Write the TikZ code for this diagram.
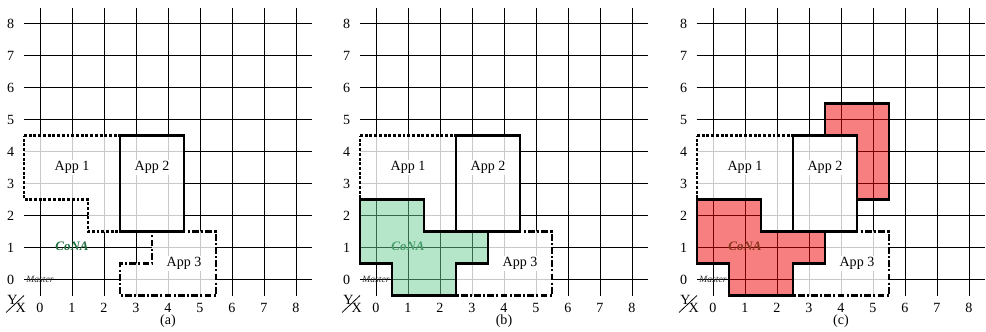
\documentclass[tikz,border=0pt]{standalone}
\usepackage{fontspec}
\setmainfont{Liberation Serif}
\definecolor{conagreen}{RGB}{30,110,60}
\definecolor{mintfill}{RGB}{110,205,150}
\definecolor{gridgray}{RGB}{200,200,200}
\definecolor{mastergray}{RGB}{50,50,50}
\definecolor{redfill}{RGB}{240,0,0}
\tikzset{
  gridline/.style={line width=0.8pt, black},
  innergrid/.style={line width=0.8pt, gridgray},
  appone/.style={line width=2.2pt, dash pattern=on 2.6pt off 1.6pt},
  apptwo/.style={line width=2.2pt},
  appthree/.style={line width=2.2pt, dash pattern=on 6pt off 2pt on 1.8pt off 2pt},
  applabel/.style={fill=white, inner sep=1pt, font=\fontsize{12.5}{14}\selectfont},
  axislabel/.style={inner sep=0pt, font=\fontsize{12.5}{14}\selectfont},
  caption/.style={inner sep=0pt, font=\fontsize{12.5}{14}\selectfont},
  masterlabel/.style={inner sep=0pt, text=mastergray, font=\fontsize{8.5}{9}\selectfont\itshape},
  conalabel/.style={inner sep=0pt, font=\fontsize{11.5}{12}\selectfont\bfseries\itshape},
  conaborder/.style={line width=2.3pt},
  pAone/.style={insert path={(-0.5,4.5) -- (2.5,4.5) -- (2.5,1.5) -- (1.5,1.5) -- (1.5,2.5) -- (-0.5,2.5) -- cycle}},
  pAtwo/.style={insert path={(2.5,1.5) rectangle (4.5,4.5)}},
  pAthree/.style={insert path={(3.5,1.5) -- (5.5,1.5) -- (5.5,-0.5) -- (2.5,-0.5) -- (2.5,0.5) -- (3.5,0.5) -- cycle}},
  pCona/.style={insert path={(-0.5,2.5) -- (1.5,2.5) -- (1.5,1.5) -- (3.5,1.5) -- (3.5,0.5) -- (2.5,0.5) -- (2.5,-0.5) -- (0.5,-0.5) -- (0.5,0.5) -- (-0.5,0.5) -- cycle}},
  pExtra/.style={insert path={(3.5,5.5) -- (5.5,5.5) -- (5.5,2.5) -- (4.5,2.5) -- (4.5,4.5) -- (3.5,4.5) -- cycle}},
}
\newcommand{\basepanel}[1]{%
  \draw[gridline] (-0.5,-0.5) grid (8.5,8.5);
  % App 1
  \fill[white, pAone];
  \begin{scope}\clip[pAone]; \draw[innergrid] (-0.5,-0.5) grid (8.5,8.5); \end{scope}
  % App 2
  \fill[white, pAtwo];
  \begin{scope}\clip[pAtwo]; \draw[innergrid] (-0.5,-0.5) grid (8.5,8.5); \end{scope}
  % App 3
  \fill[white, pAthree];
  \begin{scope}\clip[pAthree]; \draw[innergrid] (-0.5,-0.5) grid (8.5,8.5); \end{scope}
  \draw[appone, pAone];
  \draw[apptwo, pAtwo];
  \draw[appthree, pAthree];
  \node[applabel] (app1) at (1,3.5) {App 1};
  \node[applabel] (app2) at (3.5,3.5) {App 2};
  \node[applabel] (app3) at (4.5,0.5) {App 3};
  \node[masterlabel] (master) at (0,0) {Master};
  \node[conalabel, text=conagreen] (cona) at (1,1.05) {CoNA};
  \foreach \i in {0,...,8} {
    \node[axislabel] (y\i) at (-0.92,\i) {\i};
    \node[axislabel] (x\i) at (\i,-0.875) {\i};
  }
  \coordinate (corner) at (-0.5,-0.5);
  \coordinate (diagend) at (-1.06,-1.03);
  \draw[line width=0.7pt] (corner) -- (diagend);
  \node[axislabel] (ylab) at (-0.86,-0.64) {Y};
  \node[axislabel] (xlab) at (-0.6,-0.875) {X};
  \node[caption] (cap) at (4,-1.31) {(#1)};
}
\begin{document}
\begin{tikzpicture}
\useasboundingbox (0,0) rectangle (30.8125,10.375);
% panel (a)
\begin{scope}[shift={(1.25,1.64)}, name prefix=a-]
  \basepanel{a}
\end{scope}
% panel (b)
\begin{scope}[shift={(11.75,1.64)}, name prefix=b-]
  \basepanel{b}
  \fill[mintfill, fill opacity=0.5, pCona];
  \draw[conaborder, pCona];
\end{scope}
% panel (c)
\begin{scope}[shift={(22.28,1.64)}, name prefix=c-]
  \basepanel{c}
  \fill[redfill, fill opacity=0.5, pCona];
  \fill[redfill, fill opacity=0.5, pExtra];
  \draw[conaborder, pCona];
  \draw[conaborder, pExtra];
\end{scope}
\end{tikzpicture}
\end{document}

- - -

### [What the exercise asks]
Leave out the pictures and transcribe everything else exactly.

### [Solution]
Write the TikZ code for this diagram.
\documentclass[tikz,border=0pt]{standalone}
\usepackage{fontspec}
\setmainfont{Liberation Serif}
\definecolor{conagreen}{RGB}{30,110,60}
\definecolor{mintfill}{RGB}{110,205,150}
\definecolor{gridgray}{RGB}{200,200,200}
\definecolor{mastergray}{RGB}{50,50,50}
\definecolor{redfill}{RGB}{240,0,0}
\tikzset{
  gridline/.style={line width=0.8pt, black},
  innergrid/.style={line width=0.8pt, gridgray},
  appone/.style={line width=2.2pt, dash pattern=on 2.6pt off 1.6pt},
  apptwo/.style={line width=2.2pt},
  appthree/.style={line width=2.2pt, dash pattern=on 6pt off 2pt on 1.8pt off 2pt},
  applabel/.style={fill=white, inner sep=1pt, font=\fontsize{12.5}{14}\selectfont},
  axislabel/.style={inner sep=0pt, font=\fontsize{12.5}{14}\selectfont},
  caption/.style={inner sep=0pt, font=\fontsize{12.5}{14}\selectfont},
  masterlabel/.style={inner sep=0pt, text=mastergray, font=\fontsize{8.5}{9}\selectfont\itshape},
  conalabel/.style={inner sep=0pt, font=\fontsize{11.5}{12}\selectfont\bfseries\itshape},
  conaborder/.style={line width=2.3pt},
  pAone/.style={insert path={(-0.5,4.5) -- (2.5,4.5) -- (2.5,1.5) -- (1.5,1.5) -- (1.5,2.5) -- (-0.5,2.5) -- cycle}},
  pAtwo/.style={insert path={(2.5,1.5) rectangle (4.5,4.5)}},
  pAthree/.style={insert path={(3.5,1.5) -- (5.5,1.5) -- (5.5,-0.5) -- (2.5,-0.5) -- (2.5,0.5) -- (3.5,0.5) -- cycle}},
  pCona/.style={insert path={(-0.5,2.5) -- (1.5,2.5) -- (1.5,1.5) -- (3.5,1.5) -- (3.5,0.5) -- (2.5,0.5) -- (2.5,-0.5) -- (0.5,-0.5) -- (0.5,0.5) -- (-0.5,0.5) -- cycle}},
  pExtra/.style={insert path={(3.5,5.5) -- (5.5,5.5) -- (5.5,2.5) -- (4.5,2.5) -- (4.5,4.5) -- (3.5,4.5) -- cycle}},
}
\newcommand{\basepanel}[1]{%
  \draw[gridline] (-0.5,-0.5) grid (8.5,8.5);
  % App 1
  \fill[white, pAone];
  \begin{scope}\clip[pAone]; \draw[innergrid] (-0.5,-0.5) grid (8.5,8.5); \end{scope}
  % App 2
  \fill[white, pAtwo];
  \begin{scope}\clip[pAtwo]; \draw[innergrid] (-0.5,-0.5) grid (8.5,8.5); \end{scope}
  % App 3
  \fill[white, pAthree];
  \begin{scope}\clip[pAthree]; \draw[innergrid] (-0.5,-0.5) grid (8.5,8.5); \end{scope}
  \draw[appone, pAone];
  \draw[apptwo, pAtwo];
  \draw[appthree, pAthree];
  \node[applabel] (app1) at (1,3.5) {App 1};
  \node[applabel] (app2) at (3.5,3.5) {App 2};
  \node[applabel] (app3) at (4.5,0.5) {App 3};
  \node[masterlabel] (master) at (0,0) {Master};
  \node[conalabel, text=conagreen] (cona) at (1,1.05) {CoNA};
  \foreach \i in {0,...,8} {
    \node[axislabel] (y\i) at (-0.92,\i) {\i};
    \node[axislabel] (x\i) at (\i,-0.875) {\i};
  }
  \coordinate (corner) at (-0.5,-0.5);
  \coordinate (diagend) at (-1.06,-1.03);
  \draw[line width=0.7pt] (corner) -- (diagend);
  \node[axislabel] (ylab) at (-0.86,-0.64) {Y};
  \node[axislabel] (xlab) at (-0.6,-0.875) {X};
  \node[caption] (cap) at (4,-1.31) {(#1)};
}
\begin{document}
\begin{tikzpicture}
\useasboundingbox (0,0) rectangle (30.8125,10.375);
% panel (a)
\begin{scope}[shift={(1.25,1.64)}, name prefix=a-]
  \basepanel{a}
\end{scope}
% panel (b)
\begin{scope}[shift={(11.75,1.64)}, name prefix=b-]
  \basepanel{b}
  \fill[mintfill, fill opacity=0.5, pCona];
  \draw[conaborder, pCona];
\end{scope}
% panel (c)
\begin{scope}[shift={(22.28,1.64)}, name prefix=c-]
  \basepanel{c}
  \fill[redfill, fill opacity=0.5, pCona];
  \fill[redfill, fill opacity=0.5, pExtra];
  \draw[conaborder, pCona];
  \draw[conaborder, pExtra];
\end{scope}
\end{tikzpicture}
\end{document}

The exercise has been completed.